Azerbaijan’s new media law introduces wide restrictions on freedom of the press. One of the restrictions is the creation of a registry for all journalists, with opaque requirements for inclusion — those officially recognised as journalists will receive benefits including preferential mortgage rates. 

President Aliyev signed the new law on 8 February. It was approved by the Azerbaijani parliament on 30 December, last year.

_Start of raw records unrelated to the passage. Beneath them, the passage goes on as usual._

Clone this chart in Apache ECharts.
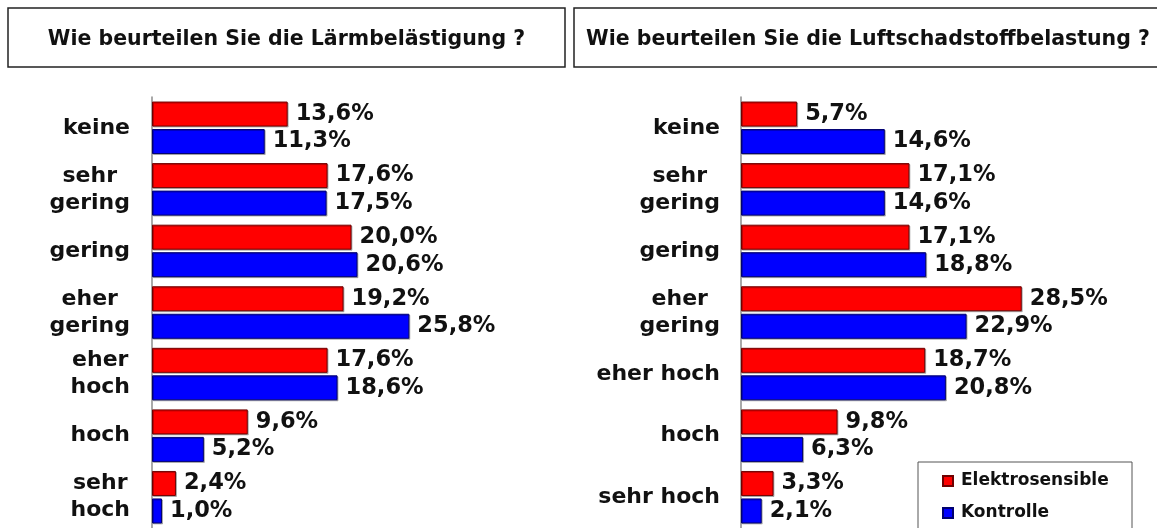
<!DOCTYPE html>
<html>
<head>
<meta charset="utf-8">
<script src="https://cdn.jsdelivr.net/npm/echarts@6/dist/echarts.min.js"></script>
<style>
  html, body { margin: 0; padding: 0; background: #fff; }
  #chart { width: 1157px; height: 528px; }
</style>
</head>
<body>
<div id="chart"></div>
<script>
// Kategorien (links: Lärm, rechts: Luftschadstoffe)
const laermKategorien = ['keine', 'sehr\ngering', 'gering', 'eher\ngering', 'eher\nhoch', 'hoch', 'sehr\nhoch']
const luftKategorien = ['keine', 'sehr\ngering', 'gering', 'eher\ngering', 'eher hoch', 'hoch', 'sehr hoch']

// Werte in %
const laermElektro = [13.6, 17.6, 20.0, 19.2, 17.6, 9.6, 2.4]
const laermKontrolle = [11.3, 17.5, 20.6, 25.8, 18.6, 5.2, 1.0]
const luftElektro = [5.7, 17.1, 17.1, 28.5, 18.7, 9.8, 3.3]
const luftKontrolle = [14.6, 14.6, 18.8, 22.9, 20.8, 6.3, 2.1]

const titel = ['Wie beurteilen Sie die Lärmbelästigung ?', 'Wie beurteilen Sie die Luftschadstoffbelastung ?']
const serienNamen = ['Elektrosensible', 'Kontrolle']

const FONT = '"DejaVu Sans", Verdana, sans-serif'
const ROT = '#ff0000'
const BLAU = '#0000ff'

const chart = echarts.init(document.getElementById('chart'))

// Zeilen jeder Kategorie zentriert, Block rechtsbündig an der Achse
function katLabel(value) {
  return value.split('\n').map(z => '{c|' + z + '}').join('\n')
}

function prozent(p) {
  return p.value.toFixed(1).replace('.', ',') + '%'
}

function yAchse(idx, daten, margin) {
  return {
    type: 'category',
    gridIndex: idx,
    inverse: true,
    data: daten,
    axisTick: { show: false },
    axisLine: { lineStyle: { color: '#8c8c8c', width: 1.5 } },
    axisLabel: {
      margin: margin,
      align: 'right',
      formatter: katLabel,
      rich: {
        c: {
          align: 'center',
          fontFamily: FONT,
          fontWeight: 'bold',
          fontSize: 22,
          lineHeight: 27,
          color: '#111'
        }
      }
    }
  }
}

function xAchse(idx) {
  return {
    type: 'value',
    gridIndex: idx,
    min: 0,
    max: 40,
    show: false
  }
}

function balken(name, idx, werte, farbe, rand) {
  return {
    name: name,
    type: 'bar',
    xAxisIndex: idx,
    yAxisIndex: idx,
    data: werte,
    barWidth: 25,
    barGap: '10%',
    itemStyle: {
      color: farbe,
      borderColor: rand,
      borderWidth: 1,
      shadowColor: 'rgba(0,0,0,0.25)',
      shadowOffsetX: 1,
      shadowOffsetY: 1
    },
    label: {
      show: true,
      position: 'right',
      distance: 8,
      formatter: prozent,
      fontFamily: FONT,
      fontWeight: 'bold',
      fontSize: 22.5,
      color: '#111'
    }
  }
}

function titelBox(x, breite, text) {
  return {
    type: 'group',
    children: [
      {
        type: 'rect',
        shape: { x: x, y: 8, width: breite, height: 59 },
        style: { fill: '#fff', stroke: '#222', lineWidth: 1.5 }
      },
      {
        type: 'text',
        x: x + breite / 2,
        y: 40,
        style: {
          text: text,
          fontFamily: FONT,
          fontWeight: 'bold',
          fontSize: 20.5,
          fill: '#111',
          align: 'center',
          verticalAlign: 'middle'
        }
      }
    ]
  }
}

chart.setOption({
  backgroundColor: '#fff',
  animation: false,
  graphic: [
    titelBox(8, 557, titel[0]),
    titelBox(574, 588, titel[1]),
    // Rahmen der Legende (unten abgeschnitten wie im Original)
    {
      type: 'rect',
      z: 0,
      shape: { x: 918, y: 462, width: 214, height: 80 },
      style: { fill: '#fff', stroke: '#555', lineWidth: 1 }
    }
  ],
  grid: [
    { left: 152, top: 97, width: 399, height: 434 },
    { left: 741, top: 97, width: 394, height: 434 }
  ],
  xAxis: [xAchse(0), xAchse(1)],
  yAxis: [yAchse(0, laermKategorien, 22), yAchse(1, luftKategorien, 21)],
  legend: {
    data: serienNamen,
    orient: 'vertical',
    left: 942,
    top: 471,
    padding: 0,
    itemGap: 12,
    itemWidth: 10,
    itemHeight: 10,
    icon: 'rect',
    z: 5,
    textStyle: {
      fontFamily: FONT,
      fontWeight: 'bold',
      fontSize: 17,
      lineHeight: 20,
      color: '#111',
      padding: [0, 0, 0, 3]
    }
  },
  series: [
    balken(serienNamen[0], 0, laermElektro, ROT, '#700000'),
    balken(serienNamen[1], 0, laermKontrolle, BLAU, '#000070'),
    balken(serienNamen[0], 1, luftElektro, ROT, '#700000'),
    balken(serienNamen[1], 1, luftKontrolle, BLAU, '#000070')
  ]
})
</script>
</body>
</html>
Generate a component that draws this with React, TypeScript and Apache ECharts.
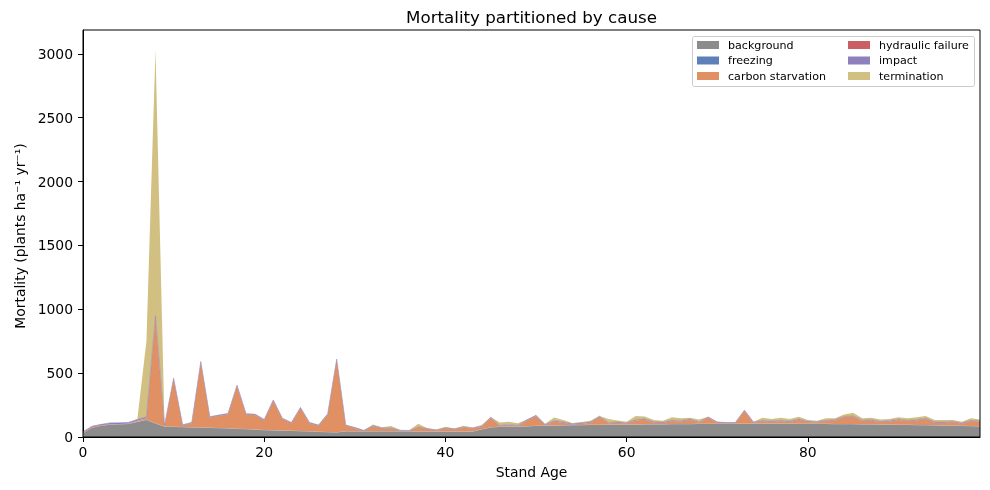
import React, { useEffect, useRef } from "react";
import * as echarts from "echarts";

// Stand age categories 0..99
const ages = Array.from({ length: 100 }, (_, i) => String(i));
const background = [30,72,88,95,98,102,118,133,105,80,79,76,74,72,70,68,66,63,60,56,53,51,49,47,45,43,40,38,36,44,44,44,44,44,44,43,43,42,42,42,42,42,42,42,58,75,78,80,81,83,86,88,89,90,91,92,93,94,95,95,96,96,97,97,98,99,100,100,101,101,102,102,102,103,103,103,103,103,103,102,102,101,101,100,100,99,98,97,96,95,94,93,92,91,90,89,88,86,84,82];
const freezing = [1,1,1,1,1,1,2,2,3,2,2,2,2,2,2,2,2,2,2,2,2,2,2,2,2,2,2,2,2,2,2,2,2,2,2,2,2,2,2,2,2,2,2,2,2,2,2,2,2,2,2,2,2,2,2,2,2,2,2,2,2,2,2,2,2,2,2,2,2,2,2,2,2,2,2,2,2,2,2,2,2,2,2,2,2,2,2,2,2,2,2,2,2,2,2,2,2,2,2,2];
const carbonStarvation = [1,2,1,1,1,1,5,10,812,6,374,12,29,511,80,96,110,335,114,114,77,231,91,59,179,63,46,136,567,42,24,3,38,20,22,5,3,30,18,8,22,16,28,22,20,73,6,8,3,45,77,2,31,20,5,10,17,62,10,15,7,32,37,15,10,25,20,33,9,49,8,4,4,100,7,20,13,20,13,31,14,11,22,28,54,59,25,31,19,25,38,30,36,49,20,21,27,16,39,33];
const hydraulicFailure = [6,5,3,1,1,1,2,3,20,0,0,0,0,0,0,0,0,0,0,0,0,0,0,0,0,0,0,0,0,0,0,0,0,0,0,0,0,0,0,0,0,0,0,0,0,0,0,0,0,0,0,0,0,0,0,0,0,0,0,0,0,0,0,0,0,0,0,0,0,0,0,0,0,0,0,0,0,0,0,0,0,0,0,0,0,0,0,0,0,0,0,0,0,0,0,0,0,0,0,0];
const impact = [3,4,6,12,10,9,10,10,10,5,6,5,5,6,6,6,6,6,6,6,5,5,5,5,5,5,5,5,5,5,4,3,4,4,4,3,3,4,4,3,4,4,4,4,4,5,5,5,5,5,5,5,5,5,5,5,5,5,5,5,5,5,5,5,5,5,5,5,5,5,5,5,5,5,5,5,5,5,5,5,5,5,5,5,5,5,5,5,5,5,5,5,5,5,5,5,5,5,5,5];
const termination = [1,2,1,2,1,1,3,592,2080,1,1,3,10,1,2,2,2,2,2,2,2,2,2,2,2,2,2,2,2,2,2,1,9,6,15,2,2,26,2,3,10,2,13,5,10,2,22,25,16,3,1,7,25,16,7,9,11,1,28,13,10,29,19,14,13,23,19,11,21,2,3,2,2,2,3,21,18,21,18,19,10,9,16,11,16,25,16,16,16,14,15,16,19,17,16,16,11,11,16,16];

const seriesNames = ["background", "freezing", "carbon starvation", "hydraulic failure", "impact", "termination"];
const seriesValues = [background, freezing, carbonStarvation, hydraulicFailure, impact, termination];
const seriesColors = ["#8c8c8c", "#5e80b8", "#e09063", "#ca6063", "#8e80bb", "#d1c082"];
const edgeWidths = [0, 0, 0, 0, 0.5, 0];

const yTicks = [0, 500, 1000, 1500, 2000, 2500, 3000];

const FONT = "DejaVu Sans";

export default function App() {
  const ref = useRef<HTMLDivElement>(null);
  useEffect(() => {
    if (!ref.current) return;
    const chart = echarts.init(ref.current, null, { renderer: "svg" });
    const series = seriesNames.map((name, k) => ({
      name,
      type: "line",
      stack: "total",
      symbol: "none",
      showSymbol: false,
      z: 2,
      lineStyle: { width: edgeWidths[k], color: seriesColors[k] },
      areaStyle: { color: seriesColors[k], opacity: 1 },
      itemStyle: { color: seriesColors[k] },
      data: seriesValues[k],
    }));
    const legendCommon = {
      orient: "vertical",
      icon: "rect",
      itemWidth: 22,
      itemHeight: 8,
      itemGap: 4.5,
      padding: 0,
      z: 10,
      textStyle: { fontFamily: FONT, fontSize: 11.1, color: "#000", lineHeight: 11, padding: [0, 0, 0, 4] },
    };
    chart.setOption({
      animation: false,
      color: seriesColors,
      grid: { left: 83, right: 10, top: 30, bottom: 53, show: false },
      legend: [
        { ...legendCommon, left: 697, top: 39.5, data: ["background", "freezing", "carbon starvation"] },
        { ...legendCommon, left: 848, top: 39.5, data: ["hydraulic failure", "impact", "termination"] },
      ],
      xAxis: {
        type: "category",
        data: ages,
        boundaryGap: false,
        splitLine: { show: false },
        axisLine: { show: true, onZero: false, lineStyle: { color: "#000", width: 1 } },
        axisTick: { show: true, length: 5, interval: 19, lineStyle: { color: "#000" } },
        axisLabel: { fontFamily: FONT, fontSize: 13.9, color: "#000", margin: 8, interval: 19 },
      },
      yAxis: {
        type: "value",
        min: 0,
        max: 3187,
        interval: 500,
        splitLine: { show: false },
        axisLine: { show: true, lineStyle: { color: "#000", width: 1 } },
        axisTick: { show: true, length: 5, lineStyle: { color: "#000" }, customValues: yTicks },
        axisLabel: {
          fontFamily: FONT,
          fontSize: 13.9,
          color: "#000",
          margin: 10,
          customValues: yTicks,
          formatter: (v: number) => String(v),
        },
      },
      series,
      graphic: [
        {
          type: "rect",
          z: 100,
          shape: { x: 0, y: 0, width: 897, height: 407 },
          x: 83,
          y: 30,
          style: { fill: "none", stroke: "#000", lineWidth: 1 },
          silent: true,
        },
        {
          type: "rect",
          z: 3,
          shape: { x: 692.5, y: 36.5, width: 282, height: 50, r: 2 },
          style: { fill: "rgba(255,255,255,0.8)", stroke: "#cccccc", lineWidth: 1 },
          silent: true,
        },
        {
          type: "text",
          x: 531.5,
          y: 17,
          style: { text: "Mortality partitioned by cause", fontFamily: FONT, fontSize: 16.7, fill: "#000", textAlign: "center", textVerticalAlign: "middle" },
        },
        {
          type: "text",
          x: 531.5,
          y: 472,
          style: { text: "Stand Age", fontFamily: FONT, fontSize: 13.9, fill: "#000", textAlign: "center", textVerticalAlign: "middle" },
        },
        {
          type: "text",
          x: 20,
          y: 236,
          rotation: Math.PI / 2,
          style: { text: "Mortality (plants ha\u207b\u00b9 yr\u207b\u00b9)", fontFamily: FONT, fontSize: 13.9, fill: "#000", textAlign: "center", textVerticalAlign: "middle" },
        },
      ],
    });
    return () => chart.dispose();
  }, []);
  return <div ref={ref} style={{ position: "fixed", left: 0, top: 0, width: 990, height: 490 }} />;
}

The official journalist registry excludes anyone with a criminal record and requires prospective journalists to take an as yet unrevealed ‘test’. Additionally, the law further requires that owners of media organisations operating in Azerbaijan also live in Azerbaijan. As a result, journalists reporting for opposition outlets based outside of the country will be subject to criminal prosecution. Online news outlets that have an output of under 20 pieces a day, will also be barred from legal recognition as media.

The law also envisages broad restrictions on what journalists can report, with a legal requirement that journalists only report ‘objectively’, without a definition of what ‘objectivity’ actually means — giving leeway for authorities to make their own interpretation of the law. 

‘This law aims to step up control over the media and legalise censorship’, Jeanne Cavelier, the head of Reporters Without Borders’ (RSF) Eastern Europe and Central Asia desk, is quoted as saying in an RSF press release.     

The law has also come under fierce criticism from Azerbaijani journalists.

‘President Aliyev signed the draconic media law’, investigative journalist Khadija Ismayilova wrote on Facebook. ‘We (journalists) are no longer legal in this country'.


When the law was first announced, a group of journalists held several demonstrations in front of the parliament building in protest of the law. The protests were dispersed by force. 

Government figures, meanwhile, have remained steadfast in defending the legislation. 

‘I think that the law will regulate relations between the media and state’, Aydin Mirzazade, an MP from the ruling New Azerbaijan Party told Voice of America. ‘The law protects media independence, freedom of speech, and does not impose any sanctions or restrictions on them’.

Azerbaijan has some of the highest restrictions on journalism in the world, ranking 167 out of 180 countries in press freedom, according to Reporters Without Borders.